++++ DATASET EXTRACT

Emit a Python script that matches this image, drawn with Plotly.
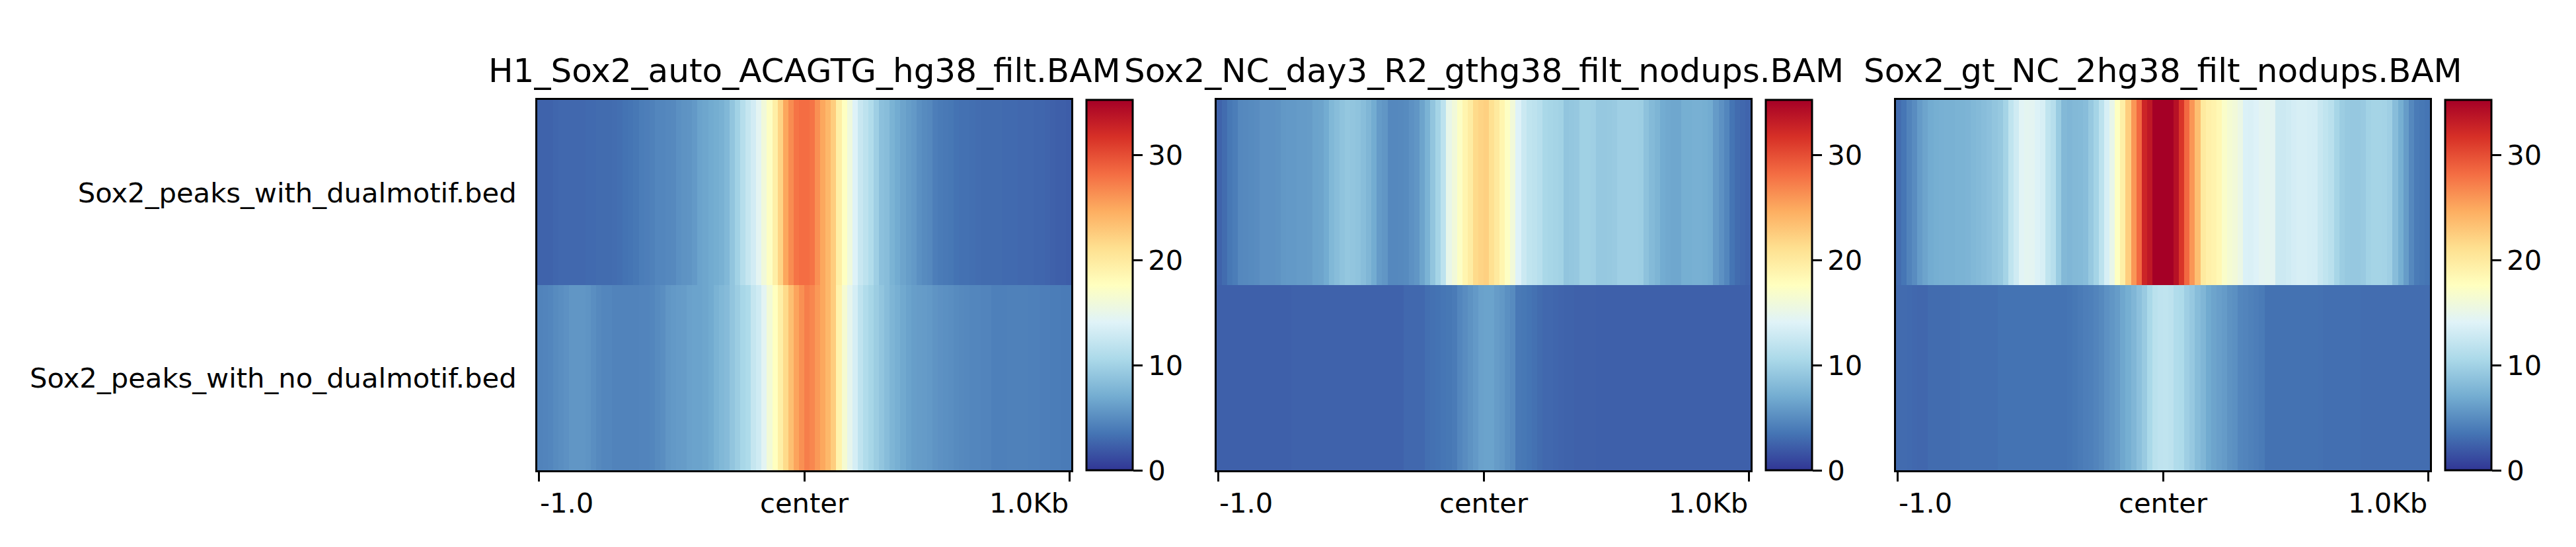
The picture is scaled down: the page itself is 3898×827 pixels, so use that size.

++++++++
++++ DATASET EXTRACT

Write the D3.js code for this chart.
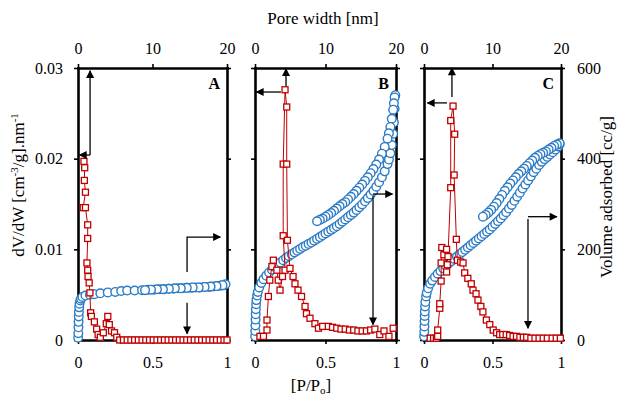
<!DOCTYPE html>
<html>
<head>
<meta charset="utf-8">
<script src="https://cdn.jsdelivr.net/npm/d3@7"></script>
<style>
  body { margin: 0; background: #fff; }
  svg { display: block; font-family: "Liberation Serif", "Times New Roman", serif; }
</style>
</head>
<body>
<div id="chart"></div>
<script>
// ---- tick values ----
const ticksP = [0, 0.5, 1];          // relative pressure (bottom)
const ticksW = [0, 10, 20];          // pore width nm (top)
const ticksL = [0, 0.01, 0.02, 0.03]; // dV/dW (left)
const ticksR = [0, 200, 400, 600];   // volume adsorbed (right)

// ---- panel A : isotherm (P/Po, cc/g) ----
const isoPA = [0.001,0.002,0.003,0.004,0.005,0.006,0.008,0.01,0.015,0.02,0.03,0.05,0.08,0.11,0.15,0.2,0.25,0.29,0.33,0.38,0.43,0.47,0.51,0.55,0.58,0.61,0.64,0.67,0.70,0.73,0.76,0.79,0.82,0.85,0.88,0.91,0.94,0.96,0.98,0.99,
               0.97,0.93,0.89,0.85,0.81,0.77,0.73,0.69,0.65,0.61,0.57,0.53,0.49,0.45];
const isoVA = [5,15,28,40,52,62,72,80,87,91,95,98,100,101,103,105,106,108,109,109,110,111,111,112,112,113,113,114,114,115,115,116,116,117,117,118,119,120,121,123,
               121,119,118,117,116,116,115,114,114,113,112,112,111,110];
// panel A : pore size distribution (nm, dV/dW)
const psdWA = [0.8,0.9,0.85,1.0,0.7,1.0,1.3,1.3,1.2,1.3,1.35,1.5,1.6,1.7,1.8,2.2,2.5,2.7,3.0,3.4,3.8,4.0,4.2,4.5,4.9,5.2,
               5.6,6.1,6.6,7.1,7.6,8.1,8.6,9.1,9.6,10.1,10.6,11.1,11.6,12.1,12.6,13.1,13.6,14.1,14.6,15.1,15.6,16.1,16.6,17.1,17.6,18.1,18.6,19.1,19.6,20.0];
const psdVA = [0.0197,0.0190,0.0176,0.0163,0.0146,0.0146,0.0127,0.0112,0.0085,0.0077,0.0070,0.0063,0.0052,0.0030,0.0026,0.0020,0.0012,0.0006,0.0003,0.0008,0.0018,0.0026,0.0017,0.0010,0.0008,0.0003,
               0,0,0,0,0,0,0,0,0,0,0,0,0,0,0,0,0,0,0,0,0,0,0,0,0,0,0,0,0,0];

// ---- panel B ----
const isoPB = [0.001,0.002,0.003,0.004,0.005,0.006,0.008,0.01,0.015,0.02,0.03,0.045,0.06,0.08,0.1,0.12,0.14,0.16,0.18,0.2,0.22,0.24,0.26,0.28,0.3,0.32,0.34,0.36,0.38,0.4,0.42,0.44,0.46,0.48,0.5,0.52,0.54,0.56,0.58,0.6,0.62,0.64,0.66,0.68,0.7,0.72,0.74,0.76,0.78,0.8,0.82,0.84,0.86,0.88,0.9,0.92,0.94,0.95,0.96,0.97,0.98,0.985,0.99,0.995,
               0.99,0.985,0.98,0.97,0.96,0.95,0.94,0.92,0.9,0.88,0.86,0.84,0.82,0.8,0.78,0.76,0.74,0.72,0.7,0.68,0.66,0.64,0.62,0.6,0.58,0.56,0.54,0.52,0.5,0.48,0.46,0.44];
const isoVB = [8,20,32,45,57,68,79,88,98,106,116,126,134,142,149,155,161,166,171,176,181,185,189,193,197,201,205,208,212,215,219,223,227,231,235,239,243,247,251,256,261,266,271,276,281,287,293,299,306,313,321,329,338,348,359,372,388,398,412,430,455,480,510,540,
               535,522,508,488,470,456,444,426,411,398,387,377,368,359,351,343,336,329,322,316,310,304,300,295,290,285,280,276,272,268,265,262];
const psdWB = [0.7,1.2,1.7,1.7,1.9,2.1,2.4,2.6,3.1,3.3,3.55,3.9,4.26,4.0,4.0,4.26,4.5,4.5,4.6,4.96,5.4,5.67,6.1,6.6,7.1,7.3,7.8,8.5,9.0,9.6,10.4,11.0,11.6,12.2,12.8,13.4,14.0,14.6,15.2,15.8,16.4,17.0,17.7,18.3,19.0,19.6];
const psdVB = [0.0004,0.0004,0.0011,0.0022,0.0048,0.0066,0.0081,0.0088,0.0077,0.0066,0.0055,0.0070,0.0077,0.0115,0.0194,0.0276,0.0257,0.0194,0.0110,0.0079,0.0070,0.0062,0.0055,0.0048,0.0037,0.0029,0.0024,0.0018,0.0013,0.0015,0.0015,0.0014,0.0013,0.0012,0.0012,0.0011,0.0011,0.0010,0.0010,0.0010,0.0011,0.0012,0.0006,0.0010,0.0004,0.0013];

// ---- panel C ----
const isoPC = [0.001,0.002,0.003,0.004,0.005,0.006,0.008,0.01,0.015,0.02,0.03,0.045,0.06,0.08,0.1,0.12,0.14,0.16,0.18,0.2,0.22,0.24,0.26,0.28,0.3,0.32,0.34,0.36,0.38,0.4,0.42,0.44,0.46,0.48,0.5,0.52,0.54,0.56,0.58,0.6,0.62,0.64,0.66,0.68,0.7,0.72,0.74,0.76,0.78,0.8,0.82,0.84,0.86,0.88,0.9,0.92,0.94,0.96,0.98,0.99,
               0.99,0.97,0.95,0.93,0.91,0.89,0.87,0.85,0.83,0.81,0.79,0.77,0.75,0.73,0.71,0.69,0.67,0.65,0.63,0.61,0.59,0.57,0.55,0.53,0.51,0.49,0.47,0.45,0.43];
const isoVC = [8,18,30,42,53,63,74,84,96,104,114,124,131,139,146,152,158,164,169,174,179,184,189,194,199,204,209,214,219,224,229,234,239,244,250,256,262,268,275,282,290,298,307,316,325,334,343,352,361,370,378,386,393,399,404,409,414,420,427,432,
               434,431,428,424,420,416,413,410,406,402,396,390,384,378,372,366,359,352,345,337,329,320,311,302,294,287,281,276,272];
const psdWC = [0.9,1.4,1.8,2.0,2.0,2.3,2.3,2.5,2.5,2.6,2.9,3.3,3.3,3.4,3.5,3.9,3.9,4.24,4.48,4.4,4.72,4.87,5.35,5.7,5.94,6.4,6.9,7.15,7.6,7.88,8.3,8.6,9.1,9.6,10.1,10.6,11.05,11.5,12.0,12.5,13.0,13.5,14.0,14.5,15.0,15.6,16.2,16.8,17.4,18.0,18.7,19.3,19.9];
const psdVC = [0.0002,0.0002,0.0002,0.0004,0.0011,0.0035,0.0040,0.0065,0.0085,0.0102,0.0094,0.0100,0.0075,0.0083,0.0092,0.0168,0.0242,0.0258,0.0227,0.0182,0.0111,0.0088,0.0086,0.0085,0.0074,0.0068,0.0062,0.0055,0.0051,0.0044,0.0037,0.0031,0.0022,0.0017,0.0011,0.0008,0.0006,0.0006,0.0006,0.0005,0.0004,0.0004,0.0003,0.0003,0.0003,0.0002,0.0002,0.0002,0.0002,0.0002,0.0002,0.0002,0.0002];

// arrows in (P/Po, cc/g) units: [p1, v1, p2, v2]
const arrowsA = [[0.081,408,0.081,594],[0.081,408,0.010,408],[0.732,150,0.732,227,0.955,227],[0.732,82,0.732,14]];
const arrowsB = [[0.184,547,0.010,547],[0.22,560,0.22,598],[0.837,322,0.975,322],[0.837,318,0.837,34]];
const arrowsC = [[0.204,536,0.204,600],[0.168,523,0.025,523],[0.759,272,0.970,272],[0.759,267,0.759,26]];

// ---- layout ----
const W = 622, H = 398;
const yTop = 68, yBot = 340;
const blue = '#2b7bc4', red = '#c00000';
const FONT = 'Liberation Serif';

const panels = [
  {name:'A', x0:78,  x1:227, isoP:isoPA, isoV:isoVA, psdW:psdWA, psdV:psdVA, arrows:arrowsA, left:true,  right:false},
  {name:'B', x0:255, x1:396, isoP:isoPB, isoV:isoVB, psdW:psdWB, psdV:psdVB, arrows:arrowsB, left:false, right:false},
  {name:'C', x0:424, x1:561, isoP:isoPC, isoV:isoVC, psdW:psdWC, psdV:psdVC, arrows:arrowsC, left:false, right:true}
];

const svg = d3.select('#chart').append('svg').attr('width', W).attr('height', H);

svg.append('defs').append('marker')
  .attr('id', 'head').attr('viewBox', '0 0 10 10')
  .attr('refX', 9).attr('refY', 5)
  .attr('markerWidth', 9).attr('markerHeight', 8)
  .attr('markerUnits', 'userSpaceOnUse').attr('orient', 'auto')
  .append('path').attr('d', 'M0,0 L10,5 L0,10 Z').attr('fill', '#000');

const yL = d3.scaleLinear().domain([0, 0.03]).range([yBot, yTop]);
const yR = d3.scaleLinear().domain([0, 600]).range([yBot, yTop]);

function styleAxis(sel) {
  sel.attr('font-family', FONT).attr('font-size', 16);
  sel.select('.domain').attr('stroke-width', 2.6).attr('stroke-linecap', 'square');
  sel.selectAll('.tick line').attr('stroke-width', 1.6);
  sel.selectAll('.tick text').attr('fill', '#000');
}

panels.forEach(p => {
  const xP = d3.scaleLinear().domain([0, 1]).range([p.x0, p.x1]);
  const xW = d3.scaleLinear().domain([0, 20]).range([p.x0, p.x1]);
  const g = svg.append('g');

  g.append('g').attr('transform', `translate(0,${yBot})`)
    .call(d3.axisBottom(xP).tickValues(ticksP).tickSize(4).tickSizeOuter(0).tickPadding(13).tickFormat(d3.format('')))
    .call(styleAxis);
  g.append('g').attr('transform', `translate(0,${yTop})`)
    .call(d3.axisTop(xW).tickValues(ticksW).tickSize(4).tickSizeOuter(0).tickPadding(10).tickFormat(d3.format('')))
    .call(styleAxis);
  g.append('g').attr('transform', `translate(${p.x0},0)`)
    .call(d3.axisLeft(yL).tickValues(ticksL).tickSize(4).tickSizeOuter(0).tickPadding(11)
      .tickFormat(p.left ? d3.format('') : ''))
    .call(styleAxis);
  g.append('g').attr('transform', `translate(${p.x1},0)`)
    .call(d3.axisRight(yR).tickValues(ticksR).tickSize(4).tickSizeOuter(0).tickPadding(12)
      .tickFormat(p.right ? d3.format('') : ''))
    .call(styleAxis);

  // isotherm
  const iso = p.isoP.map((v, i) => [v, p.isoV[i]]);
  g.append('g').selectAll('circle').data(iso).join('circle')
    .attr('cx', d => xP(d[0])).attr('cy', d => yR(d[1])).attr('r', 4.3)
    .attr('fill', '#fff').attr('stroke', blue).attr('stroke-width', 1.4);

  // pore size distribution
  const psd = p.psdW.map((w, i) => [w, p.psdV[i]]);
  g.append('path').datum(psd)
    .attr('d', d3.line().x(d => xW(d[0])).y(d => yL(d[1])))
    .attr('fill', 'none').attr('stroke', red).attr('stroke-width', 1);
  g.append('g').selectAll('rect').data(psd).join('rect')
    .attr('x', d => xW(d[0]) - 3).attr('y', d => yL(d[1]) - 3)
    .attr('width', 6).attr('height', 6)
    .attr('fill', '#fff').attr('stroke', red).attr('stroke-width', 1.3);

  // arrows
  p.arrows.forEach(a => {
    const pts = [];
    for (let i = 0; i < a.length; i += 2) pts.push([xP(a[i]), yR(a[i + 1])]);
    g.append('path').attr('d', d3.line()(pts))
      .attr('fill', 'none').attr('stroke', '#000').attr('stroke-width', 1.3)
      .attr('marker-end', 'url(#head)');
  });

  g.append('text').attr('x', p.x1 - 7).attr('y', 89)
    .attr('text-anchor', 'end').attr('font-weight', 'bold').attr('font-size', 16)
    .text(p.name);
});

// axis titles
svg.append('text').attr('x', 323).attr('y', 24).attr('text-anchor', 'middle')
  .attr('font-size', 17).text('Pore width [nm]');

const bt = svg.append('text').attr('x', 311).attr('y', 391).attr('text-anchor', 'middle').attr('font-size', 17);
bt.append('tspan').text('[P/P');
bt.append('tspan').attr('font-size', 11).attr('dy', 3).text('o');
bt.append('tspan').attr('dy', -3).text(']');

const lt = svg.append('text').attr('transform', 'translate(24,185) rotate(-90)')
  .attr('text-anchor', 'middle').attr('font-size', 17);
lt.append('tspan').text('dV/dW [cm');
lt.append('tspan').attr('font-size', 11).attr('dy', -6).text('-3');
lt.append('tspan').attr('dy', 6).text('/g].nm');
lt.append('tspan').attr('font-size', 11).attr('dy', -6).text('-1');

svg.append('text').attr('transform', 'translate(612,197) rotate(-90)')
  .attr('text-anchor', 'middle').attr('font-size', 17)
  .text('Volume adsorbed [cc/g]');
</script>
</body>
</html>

++++++++
++++ DATASET EXTRACT

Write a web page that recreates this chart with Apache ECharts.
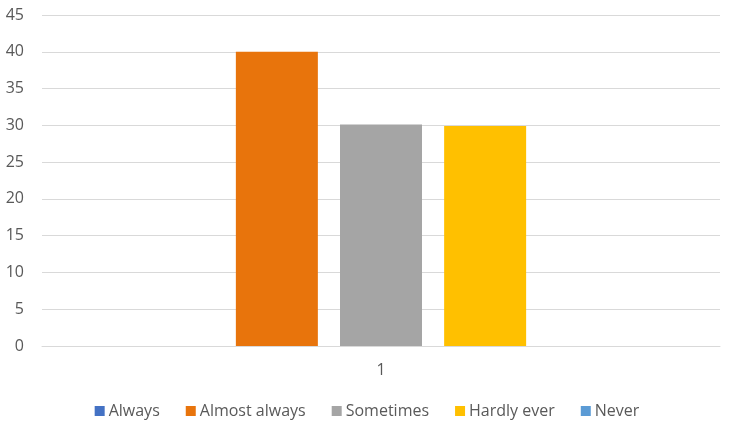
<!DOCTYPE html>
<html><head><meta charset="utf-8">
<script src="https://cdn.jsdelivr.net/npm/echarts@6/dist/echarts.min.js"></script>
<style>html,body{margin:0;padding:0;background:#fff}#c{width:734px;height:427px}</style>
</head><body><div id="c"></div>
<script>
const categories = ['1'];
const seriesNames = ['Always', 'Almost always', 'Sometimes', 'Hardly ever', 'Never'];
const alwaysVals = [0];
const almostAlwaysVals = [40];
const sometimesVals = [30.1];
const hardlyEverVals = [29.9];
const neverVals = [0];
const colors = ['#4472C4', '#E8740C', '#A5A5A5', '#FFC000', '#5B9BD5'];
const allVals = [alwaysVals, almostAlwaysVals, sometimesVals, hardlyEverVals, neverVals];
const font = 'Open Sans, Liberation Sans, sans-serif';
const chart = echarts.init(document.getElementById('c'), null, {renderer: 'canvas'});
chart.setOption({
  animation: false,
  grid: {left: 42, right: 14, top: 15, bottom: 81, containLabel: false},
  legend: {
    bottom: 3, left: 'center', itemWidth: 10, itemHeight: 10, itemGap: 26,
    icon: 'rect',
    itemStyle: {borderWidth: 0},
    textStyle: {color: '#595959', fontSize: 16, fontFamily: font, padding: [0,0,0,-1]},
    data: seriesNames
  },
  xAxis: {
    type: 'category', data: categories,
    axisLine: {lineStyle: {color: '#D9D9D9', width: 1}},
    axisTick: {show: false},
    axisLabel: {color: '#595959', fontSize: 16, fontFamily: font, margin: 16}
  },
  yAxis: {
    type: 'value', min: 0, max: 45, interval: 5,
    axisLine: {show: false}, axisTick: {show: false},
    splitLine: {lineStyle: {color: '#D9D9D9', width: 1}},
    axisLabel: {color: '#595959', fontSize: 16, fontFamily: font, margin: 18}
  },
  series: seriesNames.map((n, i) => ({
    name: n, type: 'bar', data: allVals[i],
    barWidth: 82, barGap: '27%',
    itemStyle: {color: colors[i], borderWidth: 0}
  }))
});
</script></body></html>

++++++++

Repeat only the lines from the one holding "Write the D3.js code for this chart." to the one holding "const ticksR = [0, 200, 400, 600];", both ends included, and drop the images.

[OUTPUT]:
Write the D3.js code for this chart.
<!DOCTYPE html>
<html>
<head>
<meta charset="utf-8">
<script src="https://cdn.jsdelivr.net/npm/d3@7"></script>
<style>
  body { margin: 0; background: #fff; }
  svg { display: block; font-family: "Liberation Serif", "Times New Roman", serif; }
</style>
</head>
<body>
<div id="chart"></div>
<script>
// ---- tick values ----
const ticksP = [0, 0.5, 1];          // relative pressure (bottom)
const ticksW = [0, 10, 20];          // pore width nm (top)
const ticksL = [0, 0.01, 0.02, 0.03]; // dV/dW (left)
const ticksR = [0, 200, 400, 600];   // volume adsorbed (right)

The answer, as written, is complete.